» DATA SHOWN:
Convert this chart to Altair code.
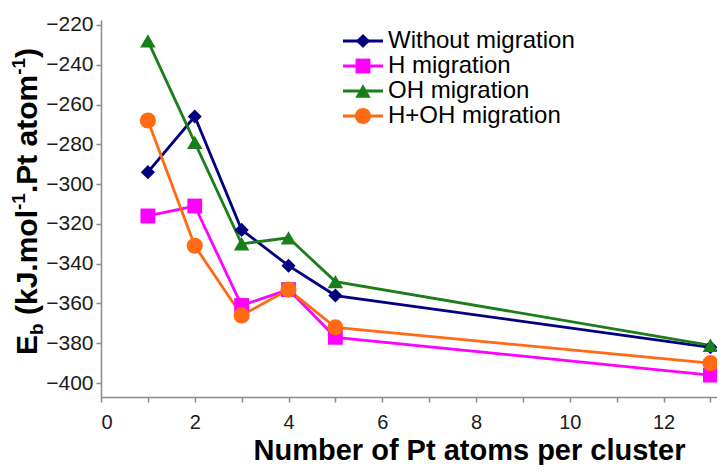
import altair as alt
import pandas as pd

series_names = ["Without migration", "H migration", "OH migration", "H+OH migration"]
colors = ["#000080", "#ff00ff", "#1a7f1a", "#ff6a13"]
marker_shapes = ["diamond", "square", "triangle-up", "circle"]
marker_sizes = [200, 260, 240, 230]
pt_atoms = [1, 2, 3, 4, 5, 13]
without_migration = [-294, -266, -323, -341, -356, -382]
h_migration = [-316, -311, -361, -353, -377, -396]
oh_migration = [-228, -279, -330, -327, -349, -381]
h_oh_migration = [-268, -331, -366, -353, -372, -390]

rows = []
for name, vals in zip(series_names, [without_migration, h_migration, oh_migration, h_oh_migration]):
    for x, y in zip(pt_atoms, vals):
        rows.append({"series": name, "x": x, "y": y})
df = pd.DataFrame(rows)
legend_df = pd.DataFrame({"series": series_names})

FONT = "Liberation Sans"
W, H = 616, 377

x_enc = alt.X("x:Q", scale=alt.Scale(domain=[0, 13.14], nice=False, zero=False),
              axis=alt.Axis(title="Number of Pt atoms per cluster", values=list(range(0, 14)),
                            labelExpr="datum.value % 2 == 0 ? datum.label : ''",
                            grid=False, tickSize=5, labelPadding=10, labelFontSize=20,
                            titlePadding=4, titleX=368, titleAlign="center"))
y_enc = alt.Y("y:Q", scale=alt.Scale(domain=[-407, -217.5], nice=False, zero=False),
              axis=alt.Axis(title=None, values=list(range(-400, -219, 20)),
                            grid=False, tickSize=5, labelPadding=3))

color_scale = alt.Scale(domain=series_names, range=colors)
shape_scale = alt.Scale(domain=series_names, range=marker_shapes)
size_scale = alt.Scale(domain=series_names, range=marker_sizes)

lines = alt.Chart(df).mark_line(strokeWidth=2.8).encode(
    x=x_enc, y=y_enc,
    color=alt.Color("series:N", scale=color_scale, legend=None),
    detail="series:N",
)

points = alt.Chart(df).mark_point(filled=True, opacity=1).encode(
    x="x:Q", y="y:Q",
    color=alt.Color("series:N", scale=color_scale, legend=None),
    shape=alt.Shape("series:N", scale=shape_scale, legend=None),
    size=alt.Size("series:N", scale=size_scale, legend=None),
)

# y-axis title with subscript / superscripts, built from rotated text pieces
big, small = 30, 19
widths = {"E": 667, "b": 611, " ": 278, "(": 333, "k": 556, "J": 556, ".": 278, "m": 889,
          "o": 611, "l": 278, "-": 333, "1": 556, "P": 667, "t": 333, "a": 556, ")": 333}
pieces = [("E", big, 0), ("b", small, 6), (" (kJ.mol", big, 0), ("-1", small, -12),
          (".Pt atom", big, 0), ("-1", small, -12), (")", big, 0)]
title_layers = []
pos = 335.0
base_x = -64
for txt, fs, shift in pieces:
    if txt.startswith(" "):
        pos -= widths[" "] / 1000.0 * fs
        txt = txt.lstrip(" ")
    title_layers.append(
        alt.Chart(pd.DataFrame({"t": [txt]})).mark_text(
            text=txt, font=FONT, fontSize=fs, fontWeight="bold", angle=270,
            align="left", baseline="alphabetic", color="#000000"
        ).encode(x=alt.value(base_x + shift), y=alt.value(pos))
    )
    pos -= sum(widths[c] for c in txt) / 1000.0 * fs

main = alt.layer(lines, points, *title_layers)

# legend: rows placed through a point scale of its own
leg_y = alt.Y("series:N", scale=alt.Scale(type="point", domain=series_names, range=[21, 96],
                                         padding=0), axis=None)
leg_lines = alt.Chart(legend_df).mark_rule(strokeWidth=2.8).encode(
    y=leg_y, x=alt.value(242), x2=alt.value(282),
    color=alt.Color("series:N", scale=color_scale, legend=None),
)
leg_points = alt.Chart(legend_df).mark_point(filled=True, opacity=1).encode(
    y=leg_y, x=alt.value(262),
    color=alt.Color("series:N", scale=color_scale, legend=None),
    shape=alt.Shape("series:N", scale=shape_scale, legend=None),
    size=alt.Size("series:N", scale=size_scale, legend=None),
)
leg_text = alt.Chart(legend_df).mark_text(
    align="left", baseline="middle", font=FONT, fontSize=24, color="#000000"
).encode(y=leg_y, x=alt.value(287), text="series:N")
legend = alt.layer(leg_lines, leg_points, leg_text)

chart = alt.layer(main, legend).resolve_scale(y="independent").properties(
    width=W, height=H,
    autosize=alt.AutoSizeParams(type="none"),
    padding={"left": 93, "top": 12, "right": 0, "bottom": 68},
).configure_view(stroke=None).configure_axis(
    domainColor="#8a8a8a", tickColor="#8a8a8a", domainWidth=1.5, tickWidth=1.5,
    labelFont=FONT, labelFontSize=21, labelColor="#1a1a1a",
    titleFont=FONT, titleFontSize=29, titleFontWeight="bold", titleColor="#000000",
)

chart.save("out.html", embed_options={"renderer": "svg", "actions": False})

» DO THIS:
Repeat the listing above from its first line through the line that contains "W, H = 616, 377", both included, and nothing more. Drop the pictures.

» RESULT FOR THIS TASK:
Convert this chart to Altair code.
import altair as alt
import pandas as pd

series_names = ["Without migration", "H migration", "OH migration", "H+OH migration"]
colors = ["#000080", "#ff00ff", "#1a7f1a", "#ff6a13"]
marker_shapes = ["diamond", "square", "triangle-up", "circle"]
marker_sizes = [200, 260, 240, 230]
pt_atoms = [1, 2, 3, 4, 5, 13]
without_migration = [-294, -266, -323, -341, -356, -382]
h_migration = [-316, -311, -361, -353, -377, -396]
oh_migration = [-228, -279, -330, -327, -349, -381]
h_oh_migration = [-268, -331, -366, -353, -372, -390]

rows = []
for name, vals in zip(series_names, [without_migration, h_migration, oh_migration, h_oh_migration]):
    for x, y in zip(pt_atoms, vals):
        rows.append({"series": name, "x": x, "y": y})
df = pd.DataFrame(rows)
legend_df = pd.DataFrame({"series": series_names})

FONT = "Liberation Sans"
W, H = 616, 377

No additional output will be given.